» THE EXERCISE
Print them exactly: the lines from the beginning of the entries below through the line that contains "0, 0, 0, 0, 0];", and only those, with the pictures left out.

» MATERIAL SUPPLIED

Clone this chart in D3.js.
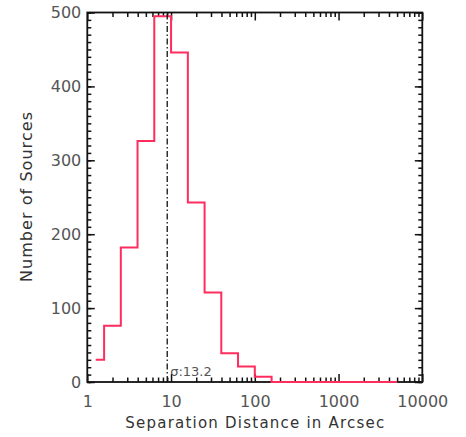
<!DOCTYPE html>
<html>
<head>
<meta charset="utf-8">
<script src="https://cdn.jsdelivr.net/npm/d3@7"></script>
<style>
    body { margin: 0; background: #fff; }
    svg { display: block; }
</style>
</head>
<body>
<div class="chart"></div>
<script>
// bin centres (arcsec, 0.2 dex bins) and counts
var binCenters = [1.26, 2.0, 3.16, 5.01, 7.94, 12.6, 20.0, 31.6, 50.1, 79.4, 126, 200, 316, 501, 794, 1259, 1995, 3162, 5012];
var counts = [30, 76, 182, 326, 495, 446, 243, 121, 39, 21, 7, 0, 0, 0, 0, 0, 0, 0, 0];

var xMajorTicks = [1, 10, 100, 1000, 10000];
var xMinorTicks = [2, 3, 4, 5, 6, 7, 8, 9, 20, 30, 40, 50, 60, 70, 80, 90,
    200, 300, 400, 500, 600, 700, 800, 900, 2000, 3000, 4000, 5000, 6000, 7000, 8000, 9000];
var yMajorTicks = [0, 100, 200, 300, 400, 500];
var yMinorTicks = d3.range(0, 501, 10);

var medianSep = 9.0;
var sigmaLabel = "\u03c3:13.2";

var width = 466,
    height = 437,
    plotLeft = 87.3,
    plotRight = 422.3,
    plotTop = 12.5,
    plotBottom = 382;

var svg = d3.select(".chart")
    .append("svg")
    .attr("width", width)
    .attr("height", height)
    .style("font-family", "'DejaVu Sans', sans-serif");

var x = d3.scaleLog().domain([1, 10000]).range([plotLeft, plotRight]);
var y = d3.scaleLinear().domain([0, 500]).range([plotBottom, plotTop]);

function styleAxis(g) {
    g.select(".domain").remove();
    g.selectAll(".tick line").attr("stroke", "#111").attr("stroke-width", 1.5);
    g.selectAll(".tick text")
        .attr("fill", "#555")
        .style("font-size", "16px")
        .style("font-family", "'DejaVu Sans', sans-serif");
}

// bottom axis
svg.append("g")
    .attr("transform", "translate(0," + plotBottom + ")")
    .call(d3.axisBottom(x).tickValues(xMinorTicks).tickSize(-4.5).tickFormat(""))
    .call(styleAxis);
svg.append("g")
    .attr("transform", "translate(0," + plotBottom + ")")
    .call(d3.axisBottom(x).tickValues(xMajorTicks).tickSize(-8).tickPadding(14).tickFormat(d3.format("d")))
    .call(styleAxis);

// top axis
svg.append("g")
    .attr("transform", "translate(0," + plotTop + ")")
    .call(d3.axisTop(x).tickValues(xMinorTicks).tickSize(-4.5).tickFormat(""))
    .call(styleAxis);
svg.append("g")
    .attr("transform", "translate(0," + plotTop + ")")
    .call(d3.axisTop(x).tickValues(xMajorTicks).tickSize(-8).tickFormat(""))
    .call(styleAxis);

// left axis
svg.append("g")
    .attr("transform", "translate(" + plotLeft + ",0)")
    .call(d3.axisLeft(y).tickValues(yMinorTicks).tickSize(-4).tickFormat(""))
    .call(styleAxis);
svg.append("g")
    .attr("transform", "translate(" + plotLeft + ",0)")
    .call(d3.axisLeft(y).tickValues(yMajorTicks).tickSize(-7.5).tickPadding(6).tickFormat(d3.format("d")))
    .call(styleAxis);

// right axis
svg.append("g")
    .attr("transform", "translate(" + plotRight + ",0)")
    .call(d3.axisRight(y).tickValues(yMinorTicks).tickSize(-4).tickFormat(""))
    .call(styleAxis);
svg.append("g")
    .attr("transform", "translate(" + plotRight + ",0)")
    .call(d3.axisRight(y).tickValues(yMajorTicks).tickSize(-7.5).tickFormat(""))
    .call(styleAxis);

// frame
svg.append("rect")
    .attr("x", plotLeft)
    .attr("y", plotTop)
    .attr("width", plotRight - plotLeft)
    .attr("height", plotBottom - plotTop)
    .attr("fill", "none")
    .attr("stroke", "#111")
    .attr("stroke-width", 1.8);

// histogram (IDL psym=10 style steps)
var line = d3.line()
    .curve(d3.curveStep)
    .x(function (d, i) { return x(binCenters[i]); })
    .y(function (d) { return y(d); });

svg.append("path")
    .datum(counts)
    .attr("d", line)
    .attr("fill", "none")
    .attr("stroke", "#ff2d5e")
    .attr("stroke-width", 2);

// median line
svg.append("line")
    .attr("x1", x(medianSep))
    .attr("x2", x(medianSep))
    .attr("y1", plotBottom)
    .attr("y2", plotTop)
    .attr("stroke", "#111")
    .attr("stroke-width", 1.3)
    .attr("stroke-dasharray", "6,2.5,1.5,2.5");

svg.append("text")
    .attr("x", x(medianSep) + 3)
    .attr("y", plotBottom - 6)
    .attr("fill", "#555")
    .style("font-size", "13px")
    .text(sigmaLabel);

// axis titles
svg.append("text")
    .attr("x", (plotLeft + plotRight) / 2)
    .attr("y", 428)
    .attr("text-anchor", "middle")
    .attr("fill", "#333")
    .attr("textLength", 259)
    .attr("lengthAdjust", "spacing")
    .style("font-size", "15px")
    .text("Separation Distance in Arcsec");

svg.append("text")
    .attr("transform", "translate(32,197) rotate(-90)")
    .attr("text-anchor", "middle")
    .attr("fill", "#333")
    .attr("textLength", 170)
    .attr("lengthAdjust", "spacing")
    .style("font-size", "16px")
    .text("Number of Sources");
</script>
</body>
</html>
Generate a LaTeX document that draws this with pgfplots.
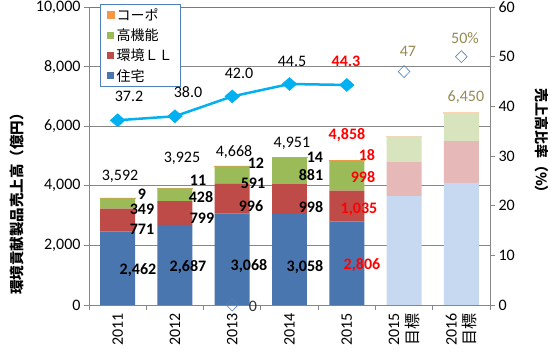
\documentclass[border=0pt]{standalone}
\usepackage{fontspec}
\setmainfont{Carlito}
\newfontfamily\jp{Noto Sans CJK JP}
\usepackage{pgfplots}
\usepackage{pgfplotstable}
\pgfplotsset{compat=1.18}

\definecolor{cBlue}{HTML}{4A76AF}
\definecolor{cRed}{HTML}{BE4B48}
\definecolor{cGreen}{HTML}{9BBB59}
\definecolor{cOrange}{HTML}{F79646}
\definecolor{tBlue}{HTML}{C6D9F1}
\definecolor{tRed}{HTML}{E6B9B8}
\definecolor{tGreen}{HTML}{D7E4BD}
\definecolor{tOrange}{HTML}{FCD5B5}
\definecolor{cLine}{HTML}{00B0F0}
\definecolor{cTan}{HTML}{948A54}
\definecolor{cGrid}{HTML}{868686}
\definecolor{cLeg}{HTML}{4F81BD}

\pgfplotsset{sqleg/.style={legend image code/.code={\fill[##1] (0pt,-3.6pt) rectangle (7.2pt,3.6pt);}}}

\newcommand{\lf}{\fontsize{16}{19}\selectfont}
\newcommand{\nb}[3]{\node[font=\lf\bfseries] at (axis cs:#1,#2) {#3};}
\newcommand{\nr}[3]{\node[font=\lf\bfseries, text=red] at (axis cs:#1,#2) {#3};}
\newcommand{\nn}[3]{\node[font=\lf] at (axis cs:#1,#2) {#3};}

\pgfplotstableread{
x jutaku ll koki copo tjutaku tll tkoki tcopo
0 2462 771 349 9 0 0 0 0
1 2687 799 428 11 0 0 0 0
2 3068 996 591 12 0 0 0 0
3 3058 998 881 14 0 0 0 0
4 2806 1035 998 18 0 0 0 0
5 0 0 0 0 3650 1160 840 20
6 0 0 0 0 4100 1400 920 30
}\bars

\pgfplotstableread{
x r
0 37.2
1 38.0
2 42.0
3 44.5
4 44.3
}\ratio

\pgfplotstableread{
x r
5 47
6 50
2 0
}\target

\begin{document}
\begin{tikzpicture}
\begin{axis}[
  scale only axis, width=401pt, height=298pt,
  xmin=-0.5, xmax=6.5, ymin=0, ymax=10000,
  ybar stacked, bar width=0.61,
  axis x line*=bottom, axis y line*=left,
  axis line style={cGrid, line width=0.75pt},
  tick style={cGrid, line width=0.75pt},
  major x tick style={draw=none},
  tick align=outside,
  major tick length=5pt, minor tick length=5pt,
  ytick={0,2000,...,10000},
  scaled y ticks=false,
  yticklabel style={font=\lf, /pgf/number format/1000 sep={,}},
  /pgf/number format/assume math mode=true,
  ymajorgrids, grid style={cGrid, line width=0.75pt},
  xtick={0,...,6},
  minor xtick={-0.5,0.5,...,6.5},
  xticklabels={2011,2012,2013,2014,2015,{2015\\\jp 目標},{2016\\\jp 目標}},
  xticklabel style={rotate=90, anchor=east, align=right, font=\lf},
  ylabel={\jp\bfseries 環境貢献製品売上高（億円）},
  ylabel style={font=\fontsize{14.5}{17}\selectfont, at={(axis description cs:-0.18,0.35)}, anchor=center},
  reverse legend,
  legend style={at={(0.028,1.01)}, anchor=north west, draw=cLeg, line width=0.6pt,
    font=\jp\fontsize{14}{16}\selectfont, inner xsep=6pt, inner ysep=2pt, row sep=3pt, legend cell align=left},
  clip=false,
]
\coordinate (bl) at (rel axis cs:0,0);
\coordinate (tr) at (rel axis cs:1,1);
\addplot[fill=cBlue, draw=none, sqleg] table[x=x,y=jutaku] {\bars};
\addlegendentry{住宅}
\addplot[fill=cRed, draw=none, sqleg] table[x=x,y=ll] {\bars};
\addlegendentry{環境ＬＬ}
\addplot[fill=cGreen, draw=none, sqleg] table[x=x,y=koki] {\bars};
\addlegendentry{高機能}
\addplot[fill=cOrange, draw=cOrange, line width=0.8pt, sqleg] table[x=x,y=copo] {\bars};
\addlegendentry{コーポ}
\addplot[fill=tBlue, draw=none, forget plot] table[x=x,y=tjutaku] {\bars};
\addplot[fill=tRed, draw=none, forget plot] table[x=x,y=tll] {\bars};
\addplot[fill=tGreen, draw=none, forget plot] table[x=x,y=tkoki] {\bars};
\addplot[fill=tOrange, draw=tOrange, line width=0.8pt, forget plot] table[x=x,y=tcopo] {\bars};
\draw[cLeg, line width=0.6pt] (rel axis cs:0,1) -- (rel axis cs:1,1);
\end{axis}
\begin{axis}[
  scale only axis, width=401pt, height=298pt,
  xmin=-0.5, xmax=6.5, ymin=0, ymax=60,
  axis x line=none, axis y line*=right,
  axis line style={cGrid, line width=0.75pt},
  tick style={cGrid, line width=0.75pt},
  tick align=outside, major tick length=5pt,
  ytick={0,10,...,60},
  yticklabel style={font=\lf},
  /pgf/number format/assume math mode=true,
  ylabel={\jp\bfseries 売上高比率（\%）},
  ylabel style={font=\fontsize{14}{17}\selectfont, at={(axis description cs:1.13,0.54)}, anchor=center, rotate=180},
  clip=false,
]
\addplot[cLine, line width=2.5pt, mark=diamond*, mark size=6.5pt,
  mark options={xscale=1.5, fill=cLine, draw=cLine, line width=0.5pt}] table[x=x,y=r] {\ratio};
\addplot[only marks, mark=diamond, mark size=6pt,
  mark options={xscale=1.3, draw=cLeg, fill=white, line width=0.6pt}] table[x=x,y=r] {\target};
% bar labels (left-axis values x 0.006)
\nn{0.041}{25.97}{3,592}
\nn{1.123}{29.60}{3,925}
\nn{2.031}{30.81}{4,668}
\nn{3.043}{32.62}{4,951}
\nr{4.003}{34.23}{4,858}
\node[font=\lf, text=cTan] at (axis cs:6.08,41.88) {6,450};
\nb{0.425}{22.35}{9}
\nb{0.425}{19.33}{349}
\nb{0.425}{15.30}{771}
\nb{0.355}{7.05}{2,462}
\nb{1.403}{25.17}{11}
\nb{1.455}{21.75}{428}
\nb{1.472}{17.52}{799}
\nb{1.228}{7.65}{2,687}
\nb{2.415}{28.59}{12}
\nb{2.363}{24.57}{591}
\nb{2.328}{19.93}{996}
\nb{2.293}{7.85}{3,068}
\nb{3.445}{29.80}{14}
\nb{3.375}{26.18}{881}
\nb{3.375}{19.73}{998}
\nb{3.270}{7.65}{3,058}
\nr{4.352}{30.20}{18}
\nr{4.283}{25.78}{998}
\nr{4.213}{19.33}{1,035}
\nr{4.265}{8.05}{2,806}
% ratio labels
\nn{0.198}{42.1}{37.2}
\nn{1.228}{42.9}{38.0}
\nn{2.118}{46.7}{42.0}
\nn{3.043}{49.1}{44.5}
\nr{3.986}{49.1}{44.3}
\node[font=\lf, text=cTan] at (axis cs:5.068,51.1) {47};
\node[font=\lf, text=cTan] at (axis cs:6.063,53.8) {50\%};
\node[font=\lf, text=black!80] at (axis cs:2.363,-0.24) {0};
\end{axis}
\pgfresetboundingbox
\path ([shift={(-89pt,-50pt)}]bl) rectangle ([shift={(60pt,7pt)}]tr);
\end{tikzpicture}
\end{document}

» ANSWER TO THE PROBLEM
Clone this chart in D3.js.
<!DOCTYPE html>
<html>
<head>
<meta charset="utf-8">
<script src="https://cdn.jsdelivr.net/npm/d3@7"></script>
<style>
    body { margin: 0; background: #fff; }
    svg { display: block; }
</style>
</head>
<body>
<div class="chart"></div>
<script>
// bin centres (arcsec, 0.2 dex bins) and counts
var binCenters = [1.26, 2.0, 3.16, 5.01, 7.94, 12.6, 20.0, 31.6, 50.1, 79.4, 126, 200, 316, 501, 794, 1259, 1995, 3162, 5012];
var counts = [30, 76, 182, 326, 495, 446, 243, 121, 39, 21, 7, 0, 0, 0, 0, 0, 0, 0, 0];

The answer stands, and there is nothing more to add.